From the listing that follows, output everything exactly except the pictures.

# START OF Material provided

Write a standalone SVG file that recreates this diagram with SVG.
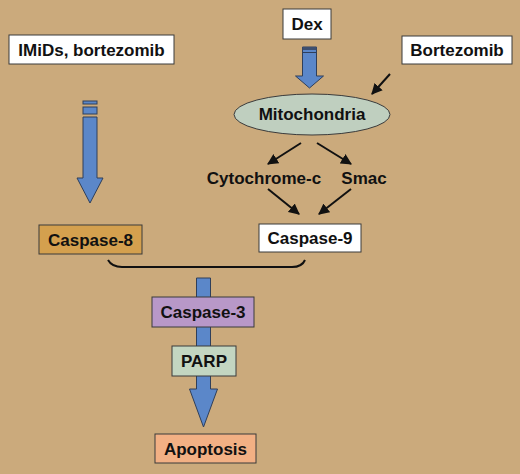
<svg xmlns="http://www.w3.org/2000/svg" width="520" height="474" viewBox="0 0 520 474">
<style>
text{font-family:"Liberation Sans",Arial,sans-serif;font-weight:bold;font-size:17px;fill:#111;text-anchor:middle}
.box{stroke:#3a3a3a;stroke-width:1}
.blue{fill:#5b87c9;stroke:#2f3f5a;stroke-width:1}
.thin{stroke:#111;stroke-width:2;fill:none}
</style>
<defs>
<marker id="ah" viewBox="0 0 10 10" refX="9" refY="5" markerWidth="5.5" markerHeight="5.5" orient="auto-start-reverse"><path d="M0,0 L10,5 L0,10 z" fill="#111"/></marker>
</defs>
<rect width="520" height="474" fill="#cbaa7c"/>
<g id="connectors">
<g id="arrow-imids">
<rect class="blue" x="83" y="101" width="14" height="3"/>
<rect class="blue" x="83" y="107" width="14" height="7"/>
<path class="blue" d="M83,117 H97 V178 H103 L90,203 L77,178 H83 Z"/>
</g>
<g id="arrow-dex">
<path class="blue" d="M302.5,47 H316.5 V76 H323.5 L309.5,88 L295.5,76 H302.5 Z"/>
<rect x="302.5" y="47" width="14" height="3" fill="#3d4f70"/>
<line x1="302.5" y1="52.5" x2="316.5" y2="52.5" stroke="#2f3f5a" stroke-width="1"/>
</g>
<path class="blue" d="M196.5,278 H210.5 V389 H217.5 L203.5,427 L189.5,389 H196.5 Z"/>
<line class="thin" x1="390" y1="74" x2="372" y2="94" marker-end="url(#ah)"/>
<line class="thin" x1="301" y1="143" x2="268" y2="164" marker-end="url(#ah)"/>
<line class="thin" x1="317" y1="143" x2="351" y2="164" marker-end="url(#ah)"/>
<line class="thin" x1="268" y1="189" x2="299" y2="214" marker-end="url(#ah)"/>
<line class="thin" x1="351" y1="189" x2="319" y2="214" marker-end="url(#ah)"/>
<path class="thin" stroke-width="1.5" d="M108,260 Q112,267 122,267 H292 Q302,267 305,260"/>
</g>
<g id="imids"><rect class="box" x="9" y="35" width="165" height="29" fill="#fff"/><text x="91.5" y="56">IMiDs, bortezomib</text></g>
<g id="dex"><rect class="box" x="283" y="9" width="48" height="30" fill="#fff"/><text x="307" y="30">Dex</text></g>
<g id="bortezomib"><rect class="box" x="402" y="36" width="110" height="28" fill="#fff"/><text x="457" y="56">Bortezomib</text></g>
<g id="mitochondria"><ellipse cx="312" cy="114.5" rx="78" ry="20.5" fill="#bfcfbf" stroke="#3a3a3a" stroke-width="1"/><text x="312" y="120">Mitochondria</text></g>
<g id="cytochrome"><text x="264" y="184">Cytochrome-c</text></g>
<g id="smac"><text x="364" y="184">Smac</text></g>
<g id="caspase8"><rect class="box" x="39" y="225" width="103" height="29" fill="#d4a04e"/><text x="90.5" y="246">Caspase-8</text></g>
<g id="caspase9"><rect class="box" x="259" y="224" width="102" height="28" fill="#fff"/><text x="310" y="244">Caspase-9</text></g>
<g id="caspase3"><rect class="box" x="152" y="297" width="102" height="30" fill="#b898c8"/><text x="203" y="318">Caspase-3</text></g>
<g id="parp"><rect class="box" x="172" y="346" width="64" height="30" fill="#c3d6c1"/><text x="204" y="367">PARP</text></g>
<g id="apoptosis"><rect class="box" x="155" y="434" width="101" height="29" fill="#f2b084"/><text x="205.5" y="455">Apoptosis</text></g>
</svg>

# END OF Material provided

Written solution:
Write a standalone SVG file that recreates this diagram with SVG.
<svg xmlns="http://www.w3.org/2000/svg" width="520" height="474" viewBox="0 0 520 474">
<style>
text{font-family:"Liberation Sans",Arial,sans-serif;font-weight:bold;font-size:17px;fill:#111;text-anchor:middle}
.box{stroke:#3a3a3a;stroke-width:1}
.blue{fill:#5b87c9;stroke:#2f3f5a;stroke-width:1}
.thin{stroke:#111;stroke-width:2;fill:none}
</style>
<defs>
<marker id="ah" viewBox="0 0 10 10" refX="9" refY="5" markerWidth="5.5" markerHeight="5.5" orient="auto-start-reverse"><path d="M0,0 L10,5 L0,10 z" fill="#111"/></marker>
</defs>
<rect width="520" height="474" fill="#cbaa7c"/>
<g id="connectors">
<g id="arrow-imids">
<rect class="blue" x="83" y="101" width="14" height="3"/>
<rect class="blue" x="83" y="107" width="14" height="7"/>
<path class="blue" d="M83,117 H97 V178 H103 L90,203 L77,178 H83 Z"/>
</g>
<g id="arrow-dex">
<path class="blue" d="M302.5,47 H316.5 V76 H323.5 L309.5,88 L295.5,76 H302.5 Z"/>
<rect x="302.5" y="47" width="14" height="3" fill="#3d4f70"/>
<line x1="302.5" y1="52.5" x2="316.5" y2="52.5" stroke="#2f3f5a" stroke-width="1"/>
</g>
<path class="blue" d="M196.5,278 H210.5 V389 H217.5 L203.5,427 L189.5,389 H196.5 Z"/>
<line class="thin" x1="390" y1="74" x2="372" y2="94" marker-end="url(#ah)"/>
<line class="thin" x1="301" y1="143" x2="268" y2="164" marker-end="url(#ah)"/>
<line class="thin" x1="317" y1="143" x2="351" y2="164" marker-end="url(#ah)"/>
<line class="thin" x1="268" y1="189" x2="299" y2="214" marker-end="url(#ah)"/>
<line class="thin" x1="351" y1="189" x2="319" y2="214" marker-end="url(#ah)"/>
<path class="thin" stroke-width="1.5" d="M108,260 Q112,267 122,267 H292 Q302,267 305,260"/>
</g>
<g id="imids"><rect class="box" x="9" y="35" width="165" height="29" fill="#fff"/><text x="91.5" y="56">IMiDs, bortezomib</text></g>
<g id="dex"><rect class="box" x="283" y="9" width="48" height="30" fill="#fff"/><text x="307" y="30">Dex</text></g>
<g id="bortezomib"><rect class="box" x="402" y="36" width="110" height="28" fill="#fff"/><text x="457" y="56">Bortezomib</text></g>
<g id="mitochondria"><ellipse cx="312" cy="114.5" rx="78" ry="20.5" fill="#bfcfbf" stroke="#3a3a3a" stroke-width="1"/><text x="312" y="120">Mitochondria</text></g>
<g id="cytochrome"><text x="264" y="184">Cytochrome-c</text></g>
<g id="smac"><text x="364" y="184">Smac</text></g>
<g id="caspase8"><rect class="box" x="39" y="225" width="103" height="29" fill="#d4a04e"/><text x="90.5" y="246">Caspase-8</text></g>
<g id="caspase9"><rect class="box" x="259" y="224" width="102" height="28" fill="#fff"/><text x="310" y="244">Caspase-9</text></g>
<g id="caspase3"><rect class="box" x="152" y="297" width="102" height="30" fill="#b898c8"/><text x="203" y="318">Caspase-3</text></g>
<g id="parp"><rect class="box" x="172" y="346" width="64" height="30" fill="#c3d6c1"/><text x="204" y="367">PARP</text></g>
<g id="apoptosis"><rect class="box" x="155" y="434" width="101" height="29" fill="#f2b084"/><text x="205.5" y="455">Apoptosis</text></g>
</svg>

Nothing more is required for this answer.